Vigésima nona.-
El sabio, como el arquero, “debe
apuntar a un blanco seguro y […] apartarse de aquellos que no le han merecido
confianza”. Nada parece más lejano entre sí que el favor popular y la virtud,
pues para conseguir aquel han de seguirse “viles procedimientos”. Y aún dicen
que Séneca es cosa del pasado.
Trigésima.-
Séneca ensalza la serenidad de
Aufidio Baso ante su próxima muerte, “ya que los acontecimientos seguros se
esperan; son los dudosos los que se temen”.
Trigésima primera.-
Carta oscura y, a veces, contradictoria.
Lucilio, como todos hombres, debe culminar los propósitos internos, para ello
lo primero es cerrar los oídos al canto de sirenas de la gente, incluso
“muéstrate sordo a tus seres más queridos”. La prosperidad de la que ellos te
hablarán, “los bienes que estima la gente”, no es un bien. Si “el único bien
[…] consiste en confiar en sí mismo”, debes antes elegir lo que pretendes,
aquello “que deseas que te suceda”. A
través del trabajo el alma adquirirá la paciencia necesaria para alcanzar el conocimiento
de la realidad, el cual deberá equilibrarse con el saber de lo divino. El
hombre dispone del camino que le proporciona la naturaleza.
Trigésima segunda.-
Séneca se felicita por la
conducta saludable de Lucilio: “la de no frecuentar las personas diferentes a
nosotros, que aspiran a ideales distintos”. Esa es precisamente una diferencia
cualitativa y con entidad suficiente para ser tomada en consideración. Como
estoico, Séneca es partidario de la igualdad y aboga por el cosmopolitismo,
pero teme, ya lo hemos comentado en otras cartas, la gran influencia que el
vulgo causa sobre el espíritu. “No temo que te cambien, temo que te estorben”,
aclara seguidamente Séneca, lo que supone una serio obstáculo por obligarnos a
comenzar a vivir “sin cesar una y otra vez”, impidiéndonos “consumar la vida
antes de la muerte”. Este bellísimo pensamiento solo fructifica cuando tienes
“el dominio de ti mismo”, porque tu espíritu se mantiene firme y seguro, como
sólo puede estarlo cuando “encuentra satisfacción en sí mismo”. He aquí la
recompensa: “Aquel que vive después de haber consumado su vida, ha superado por
fin las necesidades, y se halla exonerado y libre.” Una vida consumada, ¿qué
mejor legado puede dejarse al morir?
Trigésima tercera.-
Lucilio pide a Séneca máximas “de
nuestros eminentes maestros”. Séneca dicta una de sus lecciones magistrales.

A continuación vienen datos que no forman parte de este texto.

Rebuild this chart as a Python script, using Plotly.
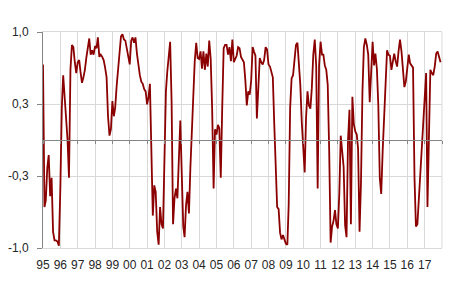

Afirma que las chrías, las frases
notables, están bien para que los niños aprendan, pero no para el hombre ya
adulto para el cual debe resultar “indecoroso obtener sus reconocimientos
apoyándose en un libro de memorias”. El hombre después de aprender ha de ser
capaz de “ejercer […] el mando”, de legar a la posteridad alguna idea, algo
nuevo que no dependa ni de la memoria ni del maestro, porque “no es lo mismo
recordar que saber”. Si no se abandona lo aprendido, si no “media alguna
distancia entre ti y el libro”, permaneceríamos siempre en el mismo lugar, no
habría avance, “nunca se harían hallazgos si nos contentáramos con los ya
realizados”. Me pregunto por la fórmula que fuera capaz de meter esta idea, en
la cabeza de todos los profesores del mundo. Y aún dicen que Séneca es cosa del
pasado.
Trigésima cuarta.-
Séneca, educador de almas, se
muestra orgulloso del progreso de su pupilo Lucilio. “La obra […] depende del
alma” y el alma está guiada por la bondad de la acción que ni la violencia ni
la necesidad pueden transformar. Ese es el recto camino del alma, aquella cuyas
acciones concuerdan.
Trigésima quinta.-
La amistad, forma perfecta de
amor, “resulta siempre provechosa”. El amor, por sí solo, sin el aditamento de
la amistad “a veces hasta es perjudicial”. Vigila que tus deseos de hoy sean
los mismos que ayer, pues “el cambio de voluntad indica que el alma fluctúa”.